> _Provided information_
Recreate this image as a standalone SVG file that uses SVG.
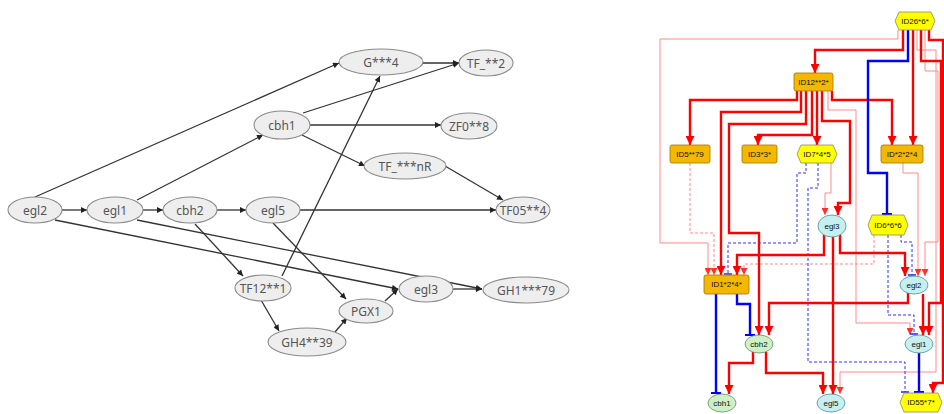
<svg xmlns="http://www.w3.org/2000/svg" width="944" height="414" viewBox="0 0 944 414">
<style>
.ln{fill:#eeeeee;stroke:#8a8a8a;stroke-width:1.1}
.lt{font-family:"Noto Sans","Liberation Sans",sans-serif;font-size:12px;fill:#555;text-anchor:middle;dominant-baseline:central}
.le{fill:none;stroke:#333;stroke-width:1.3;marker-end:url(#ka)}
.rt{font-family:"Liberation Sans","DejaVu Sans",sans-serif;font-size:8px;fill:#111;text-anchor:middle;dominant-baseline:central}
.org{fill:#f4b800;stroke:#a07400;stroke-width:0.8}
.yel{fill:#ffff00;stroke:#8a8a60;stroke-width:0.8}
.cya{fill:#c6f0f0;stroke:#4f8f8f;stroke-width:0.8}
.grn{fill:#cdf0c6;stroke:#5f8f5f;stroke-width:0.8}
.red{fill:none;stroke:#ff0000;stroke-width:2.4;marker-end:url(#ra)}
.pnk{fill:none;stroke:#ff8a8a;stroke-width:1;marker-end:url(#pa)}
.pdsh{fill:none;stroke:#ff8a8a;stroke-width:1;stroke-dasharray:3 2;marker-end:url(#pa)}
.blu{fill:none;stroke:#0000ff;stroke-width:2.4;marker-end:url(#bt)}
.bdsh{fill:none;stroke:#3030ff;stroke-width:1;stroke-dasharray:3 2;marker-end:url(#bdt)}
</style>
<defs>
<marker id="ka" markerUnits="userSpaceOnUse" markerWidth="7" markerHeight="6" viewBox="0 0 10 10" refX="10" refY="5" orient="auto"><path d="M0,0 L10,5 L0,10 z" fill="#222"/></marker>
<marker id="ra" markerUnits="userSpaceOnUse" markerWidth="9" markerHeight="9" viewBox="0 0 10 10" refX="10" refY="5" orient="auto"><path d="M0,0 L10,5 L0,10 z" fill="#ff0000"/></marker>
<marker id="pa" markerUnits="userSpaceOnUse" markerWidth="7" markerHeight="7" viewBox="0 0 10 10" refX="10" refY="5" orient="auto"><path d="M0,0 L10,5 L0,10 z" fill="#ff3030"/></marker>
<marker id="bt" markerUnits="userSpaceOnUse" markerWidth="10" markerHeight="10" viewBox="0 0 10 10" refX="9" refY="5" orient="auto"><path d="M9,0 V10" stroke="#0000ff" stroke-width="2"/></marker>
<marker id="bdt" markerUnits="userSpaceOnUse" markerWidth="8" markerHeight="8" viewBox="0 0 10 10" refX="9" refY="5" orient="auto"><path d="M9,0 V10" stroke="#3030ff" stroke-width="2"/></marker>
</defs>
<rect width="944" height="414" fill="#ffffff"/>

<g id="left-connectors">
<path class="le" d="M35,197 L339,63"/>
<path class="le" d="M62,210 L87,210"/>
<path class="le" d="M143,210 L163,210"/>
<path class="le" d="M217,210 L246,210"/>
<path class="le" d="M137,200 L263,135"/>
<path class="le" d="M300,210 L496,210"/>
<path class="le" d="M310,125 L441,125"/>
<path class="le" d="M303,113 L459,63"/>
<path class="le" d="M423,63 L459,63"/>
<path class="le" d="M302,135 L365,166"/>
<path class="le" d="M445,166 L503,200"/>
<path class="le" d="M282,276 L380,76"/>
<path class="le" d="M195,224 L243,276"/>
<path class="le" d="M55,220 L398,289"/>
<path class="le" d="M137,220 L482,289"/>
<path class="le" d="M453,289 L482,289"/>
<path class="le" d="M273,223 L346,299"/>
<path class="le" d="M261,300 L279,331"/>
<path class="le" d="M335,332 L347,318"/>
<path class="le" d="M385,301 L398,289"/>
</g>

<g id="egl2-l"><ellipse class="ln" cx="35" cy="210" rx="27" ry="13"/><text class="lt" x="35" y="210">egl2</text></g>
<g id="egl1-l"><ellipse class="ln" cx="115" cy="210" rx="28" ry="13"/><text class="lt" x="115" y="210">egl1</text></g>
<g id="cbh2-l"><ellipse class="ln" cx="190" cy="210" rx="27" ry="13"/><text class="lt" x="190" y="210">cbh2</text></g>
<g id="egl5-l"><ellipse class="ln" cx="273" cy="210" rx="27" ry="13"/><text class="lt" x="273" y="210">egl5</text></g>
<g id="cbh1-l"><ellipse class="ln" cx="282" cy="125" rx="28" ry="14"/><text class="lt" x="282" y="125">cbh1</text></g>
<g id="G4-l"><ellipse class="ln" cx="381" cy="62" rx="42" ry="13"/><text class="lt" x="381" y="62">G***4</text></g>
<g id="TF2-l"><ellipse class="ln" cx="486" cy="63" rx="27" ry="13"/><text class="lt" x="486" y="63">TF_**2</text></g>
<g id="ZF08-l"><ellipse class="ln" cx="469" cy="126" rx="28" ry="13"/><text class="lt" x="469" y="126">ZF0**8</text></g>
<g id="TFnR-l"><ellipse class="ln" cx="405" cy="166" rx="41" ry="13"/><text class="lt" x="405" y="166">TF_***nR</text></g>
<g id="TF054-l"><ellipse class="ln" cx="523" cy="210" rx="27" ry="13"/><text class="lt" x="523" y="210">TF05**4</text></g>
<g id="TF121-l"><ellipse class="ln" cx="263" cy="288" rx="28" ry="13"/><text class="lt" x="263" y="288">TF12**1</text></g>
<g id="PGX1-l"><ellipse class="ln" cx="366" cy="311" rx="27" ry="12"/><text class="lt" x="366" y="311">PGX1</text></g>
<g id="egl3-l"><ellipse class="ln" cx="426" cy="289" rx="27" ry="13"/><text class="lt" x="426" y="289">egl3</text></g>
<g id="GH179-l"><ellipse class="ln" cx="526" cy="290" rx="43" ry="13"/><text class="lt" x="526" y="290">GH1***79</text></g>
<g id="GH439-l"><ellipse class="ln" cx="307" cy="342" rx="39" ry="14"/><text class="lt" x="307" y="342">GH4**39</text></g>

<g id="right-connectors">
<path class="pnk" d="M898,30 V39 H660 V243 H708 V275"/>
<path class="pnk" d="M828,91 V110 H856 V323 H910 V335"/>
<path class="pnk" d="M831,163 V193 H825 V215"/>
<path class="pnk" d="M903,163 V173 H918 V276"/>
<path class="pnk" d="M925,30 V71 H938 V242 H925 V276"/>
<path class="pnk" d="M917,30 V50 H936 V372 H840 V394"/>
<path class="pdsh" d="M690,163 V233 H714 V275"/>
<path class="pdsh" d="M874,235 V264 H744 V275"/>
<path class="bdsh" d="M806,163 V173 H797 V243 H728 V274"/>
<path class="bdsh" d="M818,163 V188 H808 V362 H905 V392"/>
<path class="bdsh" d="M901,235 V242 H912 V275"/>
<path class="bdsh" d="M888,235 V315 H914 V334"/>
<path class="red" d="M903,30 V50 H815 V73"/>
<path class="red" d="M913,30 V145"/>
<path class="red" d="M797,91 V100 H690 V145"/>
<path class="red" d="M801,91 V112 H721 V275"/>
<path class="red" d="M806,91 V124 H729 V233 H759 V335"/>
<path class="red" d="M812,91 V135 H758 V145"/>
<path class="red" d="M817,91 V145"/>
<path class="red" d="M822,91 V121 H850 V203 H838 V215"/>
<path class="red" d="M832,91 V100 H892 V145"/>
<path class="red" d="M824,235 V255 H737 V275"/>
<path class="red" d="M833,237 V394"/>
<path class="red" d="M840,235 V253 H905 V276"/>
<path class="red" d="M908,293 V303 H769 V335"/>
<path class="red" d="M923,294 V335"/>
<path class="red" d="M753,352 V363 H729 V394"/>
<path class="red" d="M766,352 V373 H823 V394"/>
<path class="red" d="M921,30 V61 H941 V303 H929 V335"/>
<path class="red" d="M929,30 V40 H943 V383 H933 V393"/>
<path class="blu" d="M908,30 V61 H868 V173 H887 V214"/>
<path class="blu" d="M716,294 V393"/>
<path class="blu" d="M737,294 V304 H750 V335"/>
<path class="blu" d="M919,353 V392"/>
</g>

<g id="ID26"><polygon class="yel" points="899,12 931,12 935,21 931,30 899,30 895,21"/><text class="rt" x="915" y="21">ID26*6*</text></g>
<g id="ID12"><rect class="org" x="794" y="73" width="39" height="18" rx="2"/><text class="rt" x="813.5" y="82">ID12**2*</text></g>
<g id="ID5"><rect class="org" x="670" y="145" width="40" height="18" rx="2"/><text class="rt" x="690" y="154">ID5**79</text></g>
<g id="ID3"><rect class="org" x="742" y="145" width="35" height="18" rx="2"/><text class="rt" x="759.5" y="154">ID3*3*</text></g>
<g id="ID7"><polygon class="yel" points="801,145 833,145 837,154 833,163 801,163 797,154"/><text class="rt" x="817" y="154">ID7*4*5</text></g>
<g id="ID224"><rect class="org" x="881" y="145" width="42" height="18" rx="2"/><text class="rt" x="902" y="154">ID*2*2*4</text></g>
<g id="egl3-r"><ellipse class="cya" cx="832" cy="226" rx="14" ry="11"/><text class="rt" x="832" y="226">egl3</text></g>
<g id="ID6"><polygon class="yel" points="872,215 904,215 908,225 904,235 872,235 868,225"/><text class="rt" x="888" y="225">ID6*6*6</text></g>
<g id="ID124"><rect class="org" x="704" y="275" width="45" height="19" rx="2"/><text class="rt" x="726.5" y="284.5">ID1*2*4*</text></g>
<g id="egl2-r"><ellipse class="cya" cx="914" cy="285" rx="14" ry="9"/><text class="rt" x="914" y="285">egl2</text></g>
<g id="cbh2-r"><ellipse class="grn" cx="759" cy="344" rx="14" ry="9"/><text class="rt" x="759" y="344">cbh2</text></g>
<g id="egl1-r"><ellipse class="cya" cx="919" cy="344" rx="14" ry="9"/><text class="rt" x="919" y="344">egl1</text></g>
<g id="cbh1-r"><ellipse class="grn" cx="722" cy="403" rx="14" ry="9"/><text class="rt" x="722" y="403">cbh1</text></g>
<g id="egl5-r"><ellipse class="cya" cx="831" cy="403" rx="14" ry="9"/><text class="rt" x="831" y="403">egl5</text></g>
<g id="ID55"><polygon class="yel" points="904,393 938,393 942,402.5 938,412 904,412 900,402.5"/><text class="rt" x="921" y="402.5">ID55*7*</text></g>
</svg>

---

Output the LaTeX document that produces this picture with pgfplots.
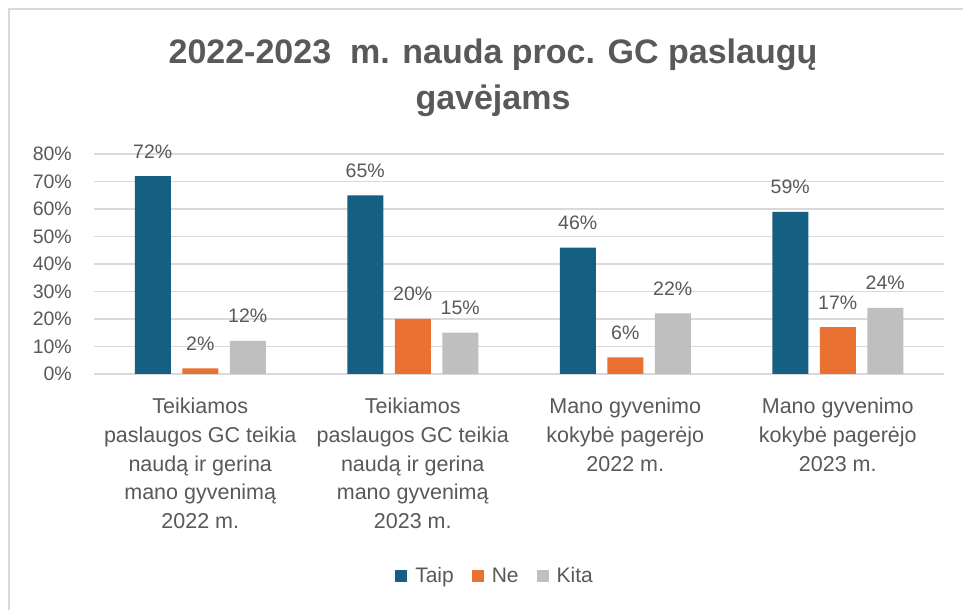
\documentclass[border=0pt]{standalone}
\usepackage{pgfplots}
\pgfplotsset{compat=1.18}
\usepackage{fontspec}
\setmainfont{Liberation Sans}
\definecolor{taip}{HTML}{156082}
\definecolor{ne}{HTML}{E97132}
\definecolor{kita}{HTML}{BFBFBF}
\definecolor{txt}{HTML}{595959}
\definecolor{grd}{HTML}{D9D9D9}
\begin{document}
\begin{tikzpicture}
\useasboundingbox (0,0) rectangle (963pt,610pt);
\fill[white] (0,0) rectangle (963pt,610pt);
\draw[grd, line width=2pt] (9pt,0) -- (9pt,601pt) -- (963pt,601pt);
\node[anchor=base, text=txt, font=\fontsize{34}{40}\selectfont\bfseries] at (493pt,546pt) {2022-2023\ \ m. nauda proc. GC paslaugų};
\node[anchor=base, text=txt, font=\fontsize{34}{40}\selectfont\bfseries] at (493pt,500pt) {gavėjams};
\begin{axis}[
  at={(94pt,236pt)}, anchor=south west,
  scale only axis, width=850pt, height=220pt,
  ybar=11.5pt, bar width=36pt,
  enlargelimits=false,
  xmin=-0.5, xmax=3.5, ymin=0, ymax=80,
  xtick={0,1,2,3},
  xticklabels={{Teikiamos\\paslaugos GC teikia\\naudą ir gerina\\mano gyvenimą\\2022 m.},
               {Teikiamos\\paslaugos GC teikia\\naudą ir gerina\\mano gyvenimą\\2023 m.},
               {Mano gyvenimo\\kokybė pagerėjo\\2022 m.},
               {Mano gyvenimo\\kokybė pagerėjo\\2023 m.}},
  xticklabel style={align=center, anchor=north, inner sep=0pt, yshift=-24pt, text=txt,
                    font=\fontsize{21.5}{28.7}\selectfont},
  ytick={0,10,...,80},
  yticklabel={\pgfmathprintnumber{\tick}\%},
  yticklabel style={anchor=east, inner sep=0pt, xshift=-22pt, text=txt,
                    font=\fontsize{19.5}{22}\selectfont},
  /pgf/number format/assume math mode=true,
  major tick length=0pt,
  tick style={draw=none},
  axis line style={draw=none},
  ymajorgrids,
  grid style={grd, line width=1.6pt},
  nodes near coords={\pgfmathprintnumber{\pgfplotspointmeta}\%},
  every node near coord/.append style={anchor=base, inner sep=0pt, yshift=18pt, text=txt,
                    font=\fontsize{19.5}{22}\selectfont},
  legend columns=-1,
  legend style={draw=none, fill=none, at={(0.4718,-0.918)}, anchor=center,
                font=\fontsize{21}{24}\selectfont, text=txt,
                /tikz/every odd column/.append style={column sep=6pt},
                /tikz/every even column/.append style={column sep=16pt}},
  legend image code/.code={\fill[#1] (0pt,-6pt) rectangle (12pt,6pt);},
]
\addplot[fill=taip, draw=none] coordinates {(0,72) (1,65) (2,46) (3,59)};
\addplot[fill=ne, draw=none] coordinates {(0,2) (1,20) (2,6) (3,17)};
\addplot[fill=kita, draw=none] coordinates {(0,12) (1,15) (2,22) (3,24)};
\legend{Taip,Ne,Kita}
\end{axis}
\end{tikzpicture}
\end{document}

> _Task goal_
In the records, locate each line holding the string "that" and copy it.

> _Result of this exercise_
Recreate this image as a standalone SVG file that uses SVG.
Output the LaTeX document that produces this picture with pgfplots.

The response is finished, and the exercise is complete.